Task goal -> Tally how many lines include "this". The number is the whole answer.

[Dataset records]

****************************************

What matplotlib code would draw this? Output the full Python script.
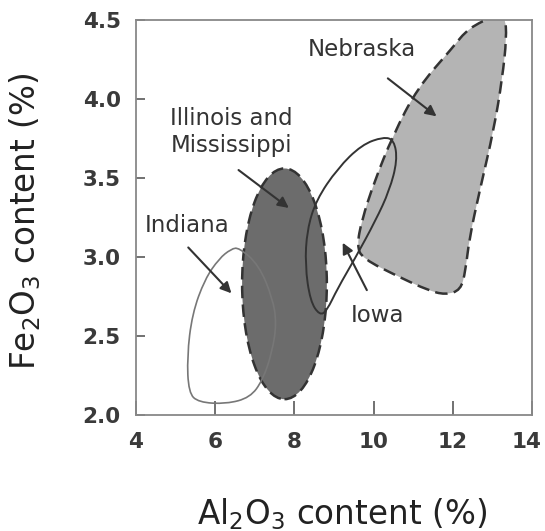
import numpy as np
import matplotlib
matplotlib.use("Agg")
from matplotlib import pyplot as plt
from matplotlib.path import Path
from matplotlib.patches import PathPatch, Ellipse
from matplotlib.transforms import ScaledTranslation

# outlines of the clay composition fields (Al2O3 %, Fe2O3 %)
nebraska_x = [13.10, 12.40, 11.98, 11.11, 10.49, 10.01, 9.70, 9.58, 9.72, 10.67, 11.37, 11.81, 12.20, 12.32,
              12.42, 12.68, 13.04, 13.25, 13.36, 13.32]
nebraska_y = [4.53, 4.45, 4.32, 4.07, 3.77, 3.47, 3.23, 3.07, 2.99, 2.87, 2.79, 2.76, 2.79, 2.91,
              3.12, 3.42, 3.81, 4.13, 4.39, 4.52]

iowa_x = [10.25, 10.52, 10.60, 10.40, 10.05, 9.53, 9.09, 8.82, 8.64, 8.40, 8.27, 8.32, 8.55, 9.09, 9.70]
iowa_y = [3.76, 3.74, 3.61, 3.42, 3.23, 2.99, 2.80, 2.66, 2.63, 2.72, 2.95, 3.17, 3.36, 3.56, 3.71]

indiana_x = [6.60, 7.10, 7.45, 7.55, 7.44, 7.20, 6.88, 6.28, 5.58, 5.33, 5.29, 5.42, 5.74, 6.10, 6.40]
indiana_y = [3.06, 2.95, 2.74, 2.58, 2.40, 2.22, 2.11, 2.07, 2.08, 2.14, 2.37, 2.64, 2.86, 2.99, 3.05]

# Illinois and Mississippi field is close to an upright ellipse
illinois_center = (7.75, 2.83)
illinois_size = (2.14, 1.46)

labels = ["Nebraska", "Illinois and\nMississippi", "Indiana", "Iowa"]
label_x = [9.70, 6.42, 5.29, 10.10]
label_y = [4.31, 3.79, 3.20, 2.63]
arrow_tail_x = [10.36, 6.59, 5.32, 9.83]
arrow_tail_y = [4.13, 3.55, 3.06, 2.79]
arrow_head_x = [11.59, 7.86, 6.41, 9.22]
arrow_head_y = [3.89, 3.31, 2.77, 3.09]

xticks = [4, 6, 8, 10, 12, 14]
yticks = [2.0, 2.5, 3.0, 3.5, 4.0, 4.5]


def smooth_outline(xs, ys):
    # closed curve of quadratic beziers through the midpoints of the outline
    pts = np.column_stack([xs, ys])
    mids = (pts + np.roll(pts, -1, axis=0)) / 2
    verts = [mids[-1]]
    codes = [Path.MOVETO]
    for p, m in zip(pts, mids):
        verts += [p, m]
        codes += [Path.CURVE3, Path.CURVE3]
    return Path(verts, codes)


fig = plt.figure(figsize=(5.45, 5.31), dpi=100)
ax = fig.add_axes([0.2495, 0.2185, 0.7266, 0.744])

dark = "#333333"

ax.add_patch(PathPatch(smooth_outline(nebraska_x, nebraska_y), facecolor="#b4b4b4", edgecolor="none", zorder=1))
ax.add_patch(Ellipse(illinois_center, *illinois_size, facecolor="#6c6c6c", edgecolor="none", zorder=1))

ax.add_patch(PathPatch(smooth_outline(nebraska_x, nebraska_y), facecolor="none", edgecolor=dark,
                       lw=1.8, linestyle=(0, (5, 2.5)), zorder=3))
ax.add_patch(Ellipse(illinois_center, *illinois_size, facecolor="none", edgecolor=dark,
                     lw=1.8, linestyle=(0, (5, 2.5)), zorder=3))
ax.add_patch(PathPatch(smooth_outline(iowa_x, iowa_y), facecolor="none", edgecolor=dark, lw=1.4, zorder=3))
ax.add_patch(PathPatch(smooth_outline(indiana_x, indiana_y), facecolor="none", edgecolor="#777777", lw=1.2, zorder=3))

for name, tx, ty in zip(labels, label_x, label_y):
    ax.text(tx, ty, name, ha="center", va="center", fontsize=16.5, color=dark, linespacing=1.25, zorder=4)

for x0, y0, x1, y1 in zip(arrow_tail_x, arrow_tail_y, arrow_head_x, arrow_head_y):
    ax.annotate("", xy=(x1, y1), xytext=(x0, y0),
                arrowprops=dict(arrowstyle="-|>", color=dark, lw=1.5, mutation_scale=16,
                                shrinkA=0, shrinkB=0), zorder=4)

ax.set_xlim(4, 14)
ax.set_ylim(2.0, 4.5)
ax.set_xticks(xticks)
ax.set_yticks(yticks)
ax.set_yticklabels([f"{v:.1f}" for v in yticks])

for s in ax.spines.values():
    s.set_color("#888888")
    s.set_linewidth(1.3)
ax.tick_params(axis="both", direction="in", color="#666666", width=1.3, labelsize=15.5,
               labelcolor="#3a3a3a")
ax.tick_params(axis="x", length=10, pad=12)
ax.tick_params(axis="y", length=6.5, pad=11)
for lab in ax.get_xticklabels() + ax.get_yticklabels():
    lab.set_fontweight("bold")

# keep the last x tick label inside the figure
last = ax.get_xticklabels()[-1]
last.set_transform(last.get_transform() + ScaledTranslation(-5 / 100, 0, fig.dpi_scale_trans))

ax.set_xlabel(r"Al$_2$O$_3$ content (%)", fontsize=23.5, color="#222222")
ax.set_ylabel(r"Fe$_2$O$_3$ content (%)", fontsize=23.5, color="#222222")
ax.xaxis.set_label_coords(0.52, -0.205)
ax.yaxis.set_label_coords(-0.235, 0.49)

fig.savefig("out.png", dpi=100)
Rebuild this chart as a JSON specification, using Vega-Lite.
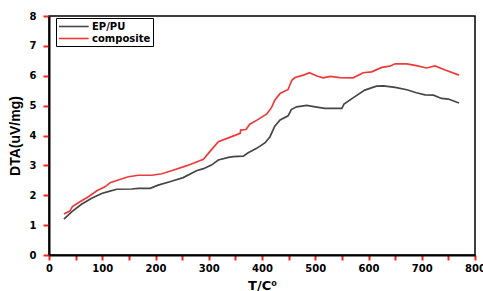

****************************************

Task output -> 2